Lucy lifts out of a flawless downward dog pose, and looks at me somewhat derisively. “Everybody is obsessed with the core. But if you drove a car
and only used first gear, it would just wear out very quickly. All the muscles of the body need to be used together. The core muscles are the deeper ones that support the spine and provide good postural alignment. You need proper core strength to exercise correctly and safely. So working on an unstable surface like a paddleboard challenges these stabilisers, helping them to respond, lengthen, and strengthen.”

But it will not actually give you rock-hard abs or reduce belly fat. However, the cardio-vascular aspect of stand-up paddleboarding (if you really push it to the point that you’re breathing heavily) clearly burns calories. Combine that with the many documented physical health benefits of yoga and the engaging of core muscles while on an unstable surface, and there is a clear argument that SUP-yoga (or SUP-pose) is good for you.
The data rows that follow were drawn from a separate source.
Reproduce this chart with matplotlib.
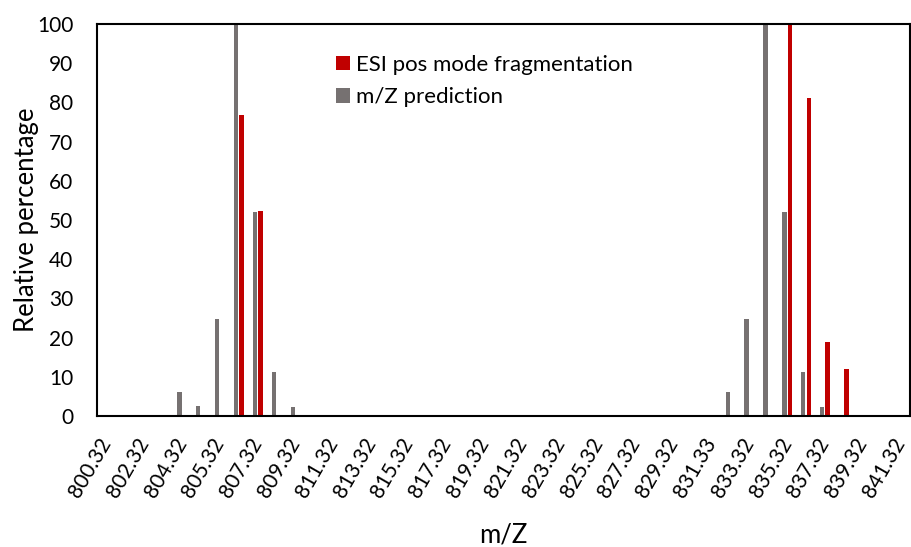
import matplotlib
matplotlib.use('Agg')
import matplotlib.pyplot as plt
import numpy as np

plt.rcParams['font.family'] = ['Lato', 'DejaVu Sans']

# category labels (m/Z), 43 bins
categories = ['800.32', '801.32', '802.32', '803.32', '804.32', '804.82',
              '805.32', '806.32', '807.32', '808.32', '809.32', '810.32',
              '811.32', '812.32', '813.32', '814.32', '815.32', '816.32',
              '817.32', '818.32', '819.32', '820.32', '821.32', '822.32',
              '823.32', '824.32', '825.32', '826.32', '827.32', '828.32',
              '829.32', '830.32', '831.33', '832.32', '833.32', '834.32',
              '835.32', '836.32', '837.32', '838.32', '839.32', '840.32',
              '841.32']

# ESI pos mode fragmentation (red)
esi_values = [0, 0, 0, 0, 0, 0, 0, 76.7, 52.4, 0, 0, 0,
              0, 0, 0, 0, 0, 0, 0, 0, 0, 0, 0, 0,
              0, 0, 0, 0, 0, 0, 0, 0, 0, 0, 0, 0,
              100, 81.0, 19.0, 11.9, 0, 0, 0]

# m/Z prediction (gray)
pred_values = [0, 0, 0, 0, 6.2, 2.6, 24.7, 100, 52.0, 11.3, 2.2, 0,
               0, 0, 0, 0, 0, 0, 0, 0, 0, 0, 0, 0,
               0, 0, 0, 0, 0, 0, 0, 0, 0, 6.2, 24.7, 100,
               52.0, 11.3, 2.2, 0, 0, 0, 0]

red = '#C00000'
gray = '#767171'

fig = plt.figure(figsize=(9.12, 5.47), dpi=100)
ax = fig.add_axes([97/912, 1-416/547, (910-97)/912, (416-24)/547])

x = np.arange(len(categories))
w = 0.23
ax.bar(x + 0.143, esi_values, width=w, color=red, label='ESI pos mode fragmentation')
ax.bar(x - 0.143, pred_values, width=w, color=gray, label='m/Z prediction')

ax.set_xlim(-0.5, len(categories) - 0.5)
ax.set_ylim(0, 100)
ax.set_yticks(range(0, 101, 10))
ax.set_xticks(x[::2])
ax.set_xticklabels(categories[::2], rotation=60, ha='right', va='center',
                   rotation_mode='anchor')
ax.tick_params(axis='both', length=0, labelsize=15)
ax.tick_params(axis='y', pad=17)
ax.tick_params(axis='x', pad=17)

for s in ax.spines.values():
    s.set_linewidth(1.5)
    s.set_color('black')

ax.set_xlabel('m/Z', fontsize=18.5, va='center')
ax.xaxis.set_label_coords(0.5, -(535-416)/392)
ax.set_ylabel('Relative percentage', fontsize=18.5, va='center')
ax.yaxis.set_label_coords(-(97-27)/813, 0.5)

# legend order: red first, gray second
ax.legend(loc='upper left', bbox_to_anchor=(336/912, 1-55/547),
          bbox_transform=fig.transFigure, frameon=False, fontsize=16,
          borderpad=0, borderaxespad=0, handlelength=0.62, handleheight=0.62,
          handletextpad=0.3, labelspacing=0.55)

fig.savefig('out.png', dpi=100)
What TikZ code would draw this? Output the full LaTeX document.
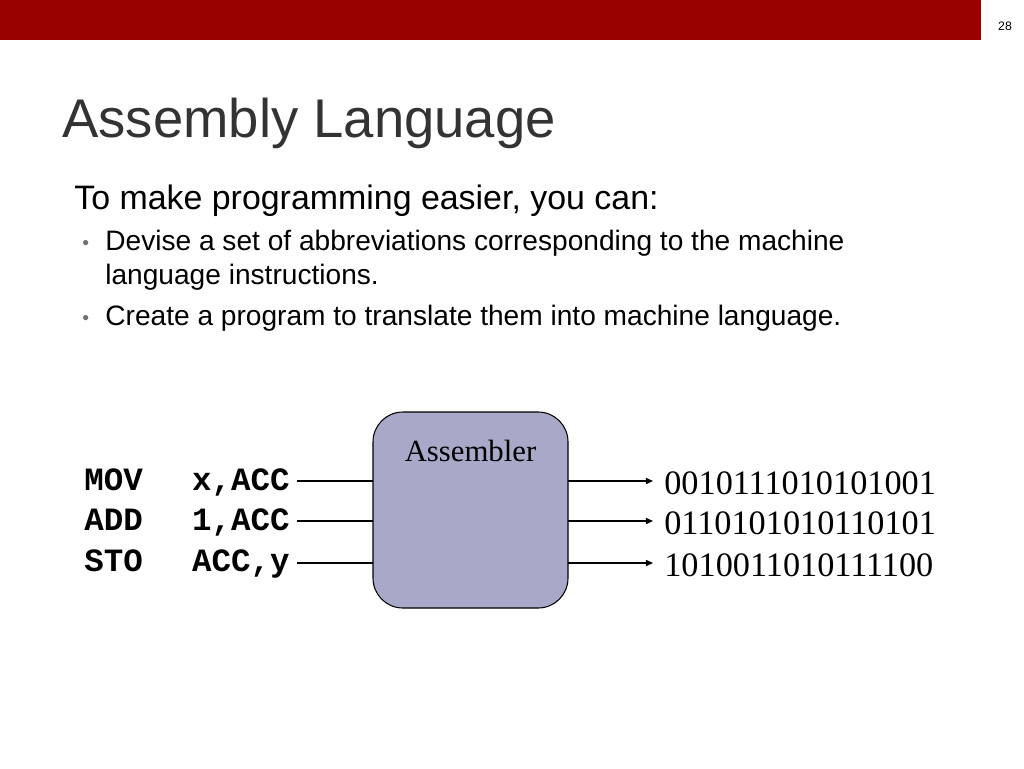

When I was on the paddleboard and trying to find my balance in a warrior pose, I realized that I couldn’t think about anything else. I was pressing
my toes into the board, I was concentrating on every part of my body and trying to get it into the correct alignment. My previous experiences with yoga have been all about mind-chatter – questioning whether I’m doing the poses right, checking other class members to see if they are doing it better, wondering how much it’s supposed to hurt, challenging myself to go further into each stretch... On a paddleboard, the chatter stops. I just had to breathe and go as far as I could. There was no pain (I never got deep enough into a pose) and there was no checking other people (even moving your head out of alignment can make your board tip up). ‘Mindfulness’ – like ‘the core’ – is very much in the zeitgeist right now. Lucy moves effortlessly into a full lotus position with the sun gleaming on her mermaid-like tresses. “On
a paddleboard, you don’t want to fall in,” she says. “That makes you focus on what you’re doing right now. In that sense, you’re taken out of what you want to achieve and into what your body is capable of. In this moment. And that’s how it becomes mindful.”